Rembrandt van Rijn, Officers and Men of the Amsterdam Kloveniers Militia, the Company of Captain Frans Banning Cocq, signed and dated ‘Rembrandt f 1642’, canvas, 363 x 438 cm, Amsterdam, Rijksmuseum
The militiamen met at fixed times in the Kloveniersdoelen. This was the
range where they practised. It was decided to commission six large
militia pieces and a group portrait of the officers for the main hall
of the building. Rembrandt was commissioned to paint one of the six
large works. He decided on an audacious composition. The men are in
action, busy forming up. The way that Rembrandt has arranged the
figures creates immense vitality. This is reinforced by the striking
use of light and shade. The men appear to be emerging from a dark
gateway into the light. The girl to the captain’s left is in full
light. She symbolizes the Kloveniers. The claws of the chicken hanging
from her belt refer to the name ‘clauweniers’. She clasps the
Kloveniers’ ceremonial drinking horn.
Rembrandt did not confine himself to a single technique. Some elements
are worked out in minute detail, while in other places he seems to have
applied the paint very thickly. Technically it is a masterly piece of
work. The captain’s hand, for instance, seems to be coming out of the
painting towards the viewer. Contemporaries were very well aware of the
quality of this painting. Rembrandt’s former pupil, the art
theoretician Samuel van Hoogstraten, wrote about it in terms of great
admiration. He pointed out that the composition and unity were more
important to Rembrandt than the individual portraits. He described the
work as strikingly ‘picturesque in conception’ and ‘elegantly’ and
‘powerfully’ done. This is what sets this painting apart from the other
militia pieces that were made at the same time.
Samuel van Hoogstraten also had a criticism. He wished that Rembrandt
‘had put more light into it’. The name Night Watch dates from the
eighteenth century, when the painting had already darkened quite
considerably. By then, people were no longer sure precisely what it
represented. They evidently took it for a night scene.
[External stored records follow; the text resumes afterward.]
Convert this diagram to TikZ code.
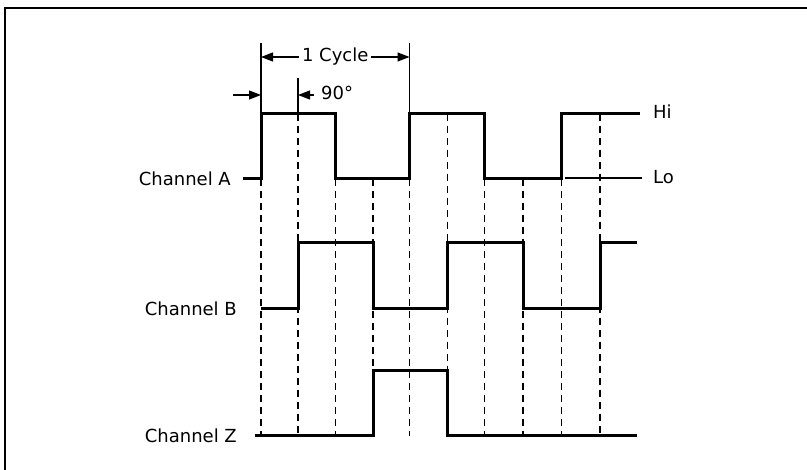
\documentclass[tikz,border=0pt]{standalone}
\usepackage{fontspec}
\setmainfont{DejaVu Sans}
\usetikzlibrary{arrows.meta}
\begin{document}
\begin{tikzpicture}[x=1pt, y=-1pt, line join=miter, >={Triangle[length=12pt,width=9pt]},
		font=\fontsize{18}{21}\selectfont,
		signal/.style={line width=3pt},
		guide/.style={line width=1.1pt, dash pattern=on 7pt off 5pt},
		tick/.style={line width=1.2pt},
		lbl/.style={inner sep=0pt}]
				\def\hiA{114} \def\loA{179}
				\def\hiB{243} \def\loB{309}
				\def\hiZ{371} \def\loZ{436}
				\useasboundingbox (0,0) rectangle (807,470);
				% frame
				\draw[line width=2.5pt] (5,470)--(5,8)--(807,8);
				% guide lines
				\foreach \gx in {261,335.5,373,409.5,484.5,523,561.5}
					\draw[guide] (\gx,\loA)--(\gx,\loZ);
				\foreach \gx in {298,447.5,600}
					\draw[guide] (\gx,\hiA)--(\gx,\loZ);
				% signals
				\draw[signal] (243,\loA)--(261,\loA)--(261,\hiA)--(335.5,\hiA)--(335.5,\loA)--(409.5,\loA)--(409.5,\hiA)--(484.5,\hiA)--(484.5,\loA)--(561.5,\loA)--(561.5,\hiA)--(640,\hiA);
				\draw[signal] (261,\loB)--(298,\loB)--(298,\hiB)--(373,\hiB)--(373,\loB)--(447.5,\loB)--(447.5,\hiB)--(523,\hiB)--(523,\loB)--(600,\loB)--(600,\hiB)--(637,\hiB);
				\draw[signal] (255,\loZ)--(373,\loZ)--(373,\hiZ)--(447.5,\hiZ)--(447.5,\loZ)--(637,\loZ);
				\draw[tick] (565,178)--(642,178);
				% labels
				\node[lbl, anchor=east] (chA) at (231,\loA) {Channel A};
				\node[lbl, anchor=east] (chB) at (237,\loB) {Channel B};
				\node[lbl, anchor=east] (chZ) at (237,\loZ) {Channel Z};
				\node[lbl, anchor=west] (hi) at (653,112) {Hi};
				\node[lbl, anchor=west] (lo) at (653,177) {Lo};
				% cycle and phase
				\draw[tick] (261,43)--(261,\hiA);
				\draw[tick] (409.5,43)--(409.5,\hiA);
				\draw[tick] (298,78)--(298,\hiA);
				\draw[tick, <->] (261,57)--(409.5,57) node[midway, fill=white, inner xsep=3pt, inner ysep=1pt] (cyc) {1 Cycle};
				\draw[tick, ->] (233,95)--(261,95);
				\draw[tick, ->] (314,95)--(298,95);
				\node[lbl, anchor=west] (deg) at (321,93) {90°};
			\end{tikzpicture}
\end{document}
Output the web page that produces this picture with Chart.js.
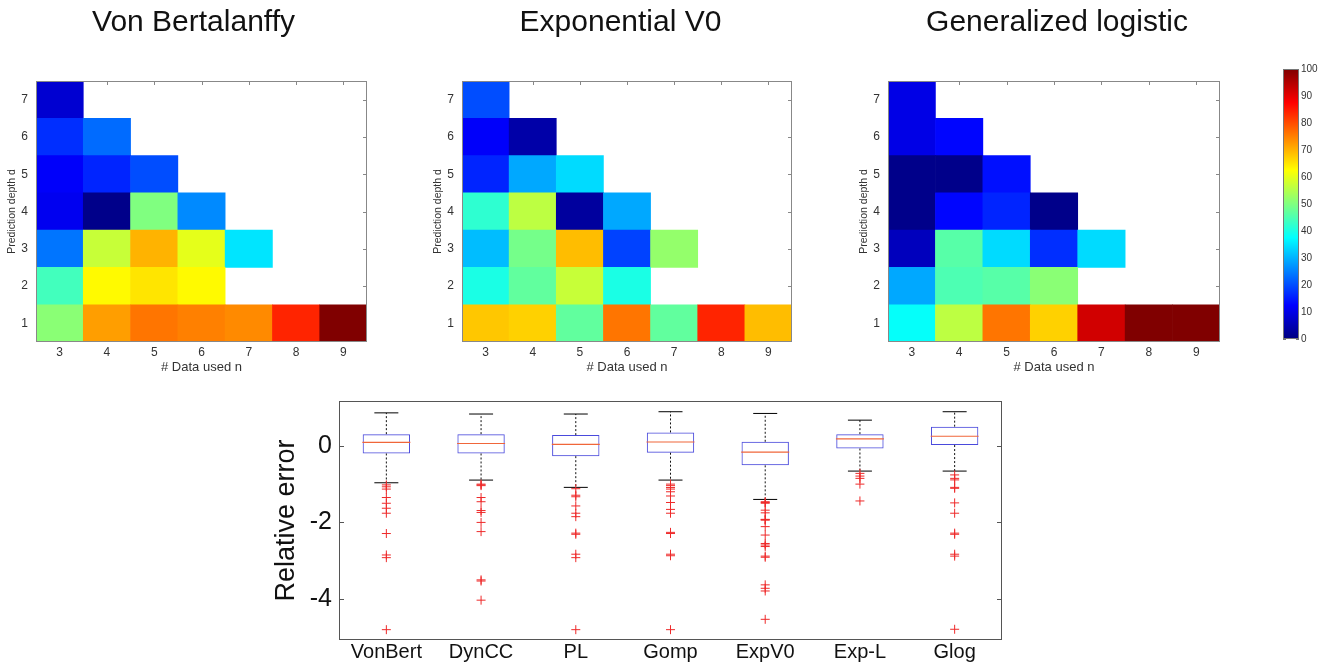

The painting has had a turbulent history. The Night Watch was
originally quite a bit larger. When the painting was moved from the
Doelen to the Town Hall in Dam Square in 1715, it was cut down on three
sides. The original canvas must have measured about 400 by 500
centimetres. That was not the only time it was moved. In the nineteenth
century it hung in the Trippenhuis, and during the Second World War,
carefully rolled, it was taken to a place of safety. Famous as it is,
the painting has been damaged several times by mentally disturbed
people, but it has always been successfully restored.